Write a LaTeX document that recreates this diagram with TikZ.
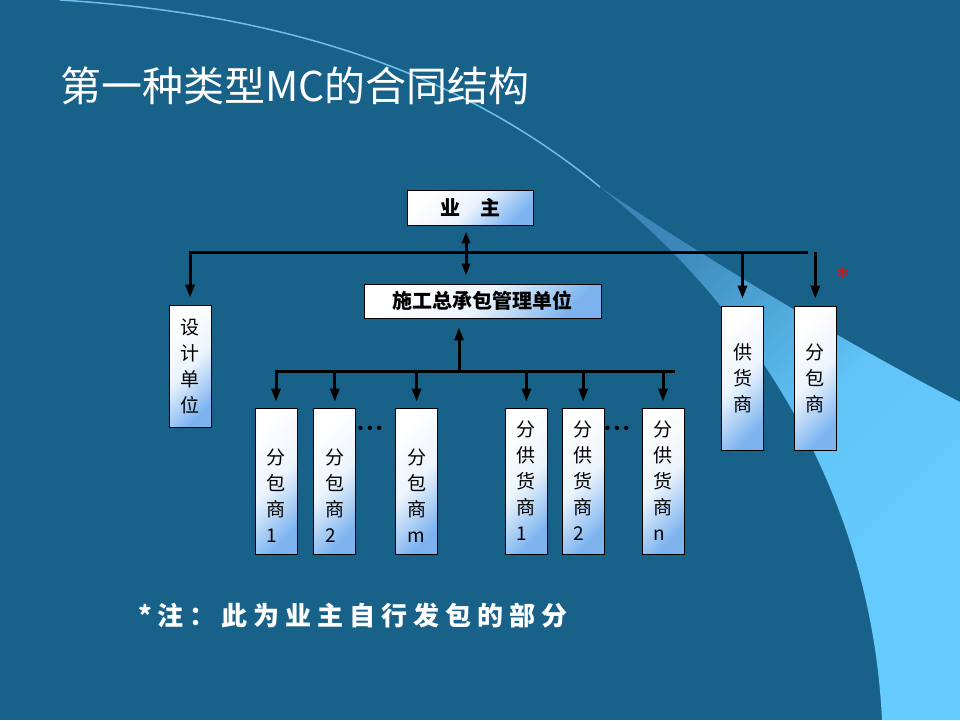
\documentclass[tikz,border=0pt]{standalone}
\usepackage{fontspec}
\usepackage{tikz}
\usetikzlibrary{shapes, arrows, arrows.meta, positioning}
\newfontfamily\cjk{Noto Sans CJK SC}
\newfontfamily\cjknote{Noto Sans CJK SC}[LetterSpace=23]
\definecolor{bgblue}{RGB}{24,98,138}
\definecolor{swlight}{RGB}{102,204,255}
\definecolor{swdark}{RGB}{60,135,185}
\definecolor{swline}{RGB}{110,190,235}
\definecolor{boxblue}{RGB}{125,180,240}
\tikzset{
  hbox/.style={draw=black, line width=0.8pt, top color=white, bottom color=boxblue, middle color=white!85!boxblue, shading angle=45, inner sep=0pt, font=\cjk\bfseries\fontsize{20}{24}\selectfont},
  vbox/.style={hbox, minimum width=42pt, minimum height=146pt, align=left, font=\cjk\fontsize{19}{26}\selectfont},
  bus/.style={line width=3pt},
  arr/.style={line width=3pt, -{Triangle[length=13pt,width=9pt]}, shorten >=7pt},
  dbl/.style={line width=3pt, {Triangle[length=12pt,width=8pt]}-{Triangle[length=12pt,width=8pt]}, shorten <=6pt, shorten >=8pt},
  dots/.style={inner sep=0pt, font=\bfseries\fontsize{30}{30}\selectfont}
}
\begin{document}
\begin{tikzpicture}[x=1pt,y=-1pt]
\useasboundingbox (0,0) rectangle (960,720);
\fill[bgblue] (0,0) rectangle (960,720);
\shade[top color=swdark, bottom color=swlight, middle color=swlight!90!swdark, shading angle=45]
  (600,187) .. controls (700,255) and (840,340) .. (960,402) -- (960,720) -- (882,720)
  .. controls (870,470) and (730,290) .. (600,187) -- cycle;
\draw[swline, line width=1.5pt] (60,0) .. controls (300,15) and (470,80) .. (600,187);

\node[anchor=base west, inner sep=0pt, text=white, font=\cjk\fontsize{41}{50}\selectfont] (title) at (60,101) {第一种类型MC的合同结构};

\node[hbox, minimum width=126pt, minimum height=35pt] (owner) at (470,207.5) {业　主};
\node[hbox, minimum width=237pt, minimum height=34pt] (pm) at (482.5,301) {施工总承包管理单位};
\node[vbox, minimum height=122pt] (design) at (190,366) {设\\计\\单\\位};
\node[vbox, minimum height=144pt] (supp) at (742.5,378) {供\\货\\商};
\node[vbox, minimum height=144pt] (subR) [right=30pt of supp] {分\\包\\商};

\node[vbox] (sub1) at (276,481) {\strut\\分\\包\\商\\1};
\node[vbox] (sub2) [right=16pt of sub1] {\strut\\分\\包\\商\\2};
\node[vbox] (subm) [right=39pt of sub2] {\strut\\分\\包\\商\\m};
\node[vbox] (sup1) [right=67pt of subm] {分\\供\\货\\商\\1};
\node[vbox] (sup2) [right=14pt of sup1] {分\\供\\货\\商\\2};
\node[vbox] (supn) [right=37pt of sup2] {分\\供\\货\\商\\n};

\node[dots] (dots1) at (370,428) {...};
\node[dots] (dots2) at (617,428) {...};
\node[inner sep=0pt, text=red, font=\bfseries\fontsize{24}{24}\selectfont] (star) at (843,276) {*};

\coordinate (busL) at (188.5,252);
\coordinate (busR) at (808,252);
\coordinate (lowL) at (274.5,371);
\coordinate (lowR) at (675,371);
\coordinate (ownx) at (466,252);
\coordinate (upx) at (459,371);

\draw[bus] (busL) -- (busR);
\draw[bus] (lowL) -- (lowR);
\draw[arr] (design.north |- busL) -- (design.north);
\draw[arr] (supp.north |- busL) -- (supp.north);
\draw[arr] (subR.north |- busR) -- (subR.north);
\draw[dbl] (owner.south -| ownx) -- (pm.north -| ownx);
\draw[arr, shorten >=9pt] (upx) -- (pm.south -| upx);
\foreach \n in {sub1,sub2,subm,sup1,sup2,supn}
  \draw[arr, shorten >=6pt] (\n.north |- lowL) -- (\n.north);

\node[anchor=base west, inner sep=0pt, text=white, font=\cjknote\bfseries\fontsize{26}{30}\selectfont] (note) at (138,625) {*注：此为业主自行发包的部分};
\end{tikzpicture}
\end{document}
####################
What you will do: Pictures are to be left out; repeat all the remaining data exactly.

Solution:
Write a LaTeX document that recreates this diagram with TikZ.
\documentclass[tikz,border=0pt]{standalone}
\usepackage{fontspec}
\usepackage{tikz}
\usetikzlibrary{shapes, arrows, arrows.meta, positioning}
\newfontfamily\cjk{Noto Sans CJK SC}
\newfontfamily\cjknote{Noto Sans CJK SC}[LetterSpace=23]
\definecolor{bgblue}{RGB}{24,98,138}
\definecolor{swlight}{RGB}{102,204,255}
\definecolor{swdark}{RGB}{60,135,185}
\definecolor{swline}{RGB}{110,190,235}
\definecolor{boxblue}{RGB}{125,180,240}
\tikzset{
  hbox/.style={draw=black, line width=0.8pt, top color=white, bottom color=boxblue, middle color=white!85!boxblue, shading angle=45, inner sep=0pt, font=\cjk\bfseries\fontsize{20}{24}\selectfont},
  vbox/.style={hbox, minimum width=42pt, minimum height=146pt, align=left, font=\cjk\fontsize{19}{26}\selectfont},
  bus/.style={line width=3pt},
  arr/.style={line width=3pt, -{Triangle[length=13pt,width=9pt]}, shorten >=7pt},
  dbl/.style={line width=3pt, {Triangle[length=12pt,width=8pt]}-{Triangle[length=12pt,width=8pt]}, shorten <=6pt, shorten >=8pt},
  dots/.style={inner sep=0pt, font=\bfseries\fontsize{30}{30}\selectfont}
}
\begin{document}
\begin{tikzpicture}[x=1pt,y=-1pt]
\useasboundingbox (0,0) rectangle (960,720);
\fill[bgblue] (0,0) rectangle (960,720);
\shade[top color=swdark, bottom color=swlight, middle color=swlight!90!swdark, shading angle=45]
  (600,187) .. controls (700,255) and (840,340) .. (960,402) -- (960,720) -- (882,720)
  .. controls (870,470) and (730,290) .. (600,187) -- cycle;
\draw[swline, line width=1.5pt] (60,0) .. controls (300,15) and (470,80) .. (600,187);

\node[anchor=base west, inner sep=0pt, text=white, font=\cjk\fontsize{41}{50}\selectfont] (title) at (60,101) {第一种类型MC的合同结构};

\node[hbox, minimum width=126pt, minimum height=35pt] (owner) at (470,207.5) {业　主};
\node[hbox, minimum width=237pt, minimum height=34pt] (pm) at (482.5,301) {施工总承包管理单位};
\node[vbox, minimum height=122pt] (design) at (190,366) {设\\计\\单\\位};
\node[vbox, minimum height=144pt] (supp) at (742.5,378) {供\\货\\商};
\node[vbox, minimum height=144pt] (subR) [right=30pt of supp] {分\\包\\商};

\node[vbox] (sub1) at (276,481) {\strut\\分\\包\\商\\1};
\node[vbox] (sub2) [right=16pt of sub1] {\strut\\分\\包\\商\\2};
\node[vbox] (subm) [right=39pt of sub2] {\strut\\分\\包\\商\\m};
\node[vbox] (sup1) [right=67pt of subm] {分\\供\\货\\商\\1};
\node[vbox] (sup2) [right=14pt of sup1] {分\\供\\货\\商\\2};
\node[vbox] (supn) [right=37pt of sup2] {分\\供\\货\\商\\n};

\node[dots] (dots1) at (370,428) {...};
\node[dots] (dots2) at (617,428) {...};
\node[inner sep=0pt, text=red, font=\bfseries\fontsize{24}{24}\selectfont] (star) at (843,276) {*};

\coordinate (busL) at (188.5,252);
\coordinate (busR) at (808,252);
\coordinate (lowL) at (274.5,371);
\coordinate (lowR) at (675,371);
\coordinate (ownx) at (466,252);
\coordinate (upx) at (459,371);

\draw[bus] (busL) -- (busR);
\draw[bus] (lowL) -- (lowR);
\draw[arr] (design.north |- busL) -- (design.north);
\draw[arr] (supp.north |- busL) -- (supp.north);
\draw[arr] (subR.north |- busR) -- (subR.north);
\draw[dbl] (owner.south -| ownx) -- (pm.north -| ownx);
\draw[arr, shorten >=9pt] (upx) -- (pm.south -| upx);
\foreach \n in {sub1,sub2,subm,sup1,sup2,supn}
  \draw[arr, shorten >=6pt] (\n.north |- lowL) -- (\n.north);

\node[anchor=base west, inner sep=0pt, text=white, font=\cjknote\bfseries\fontsize{26}{30}\selectfont] (note) at (138,625) {*注：此为业主自行发包的部分};
\end{tikzpicture}
\end{document}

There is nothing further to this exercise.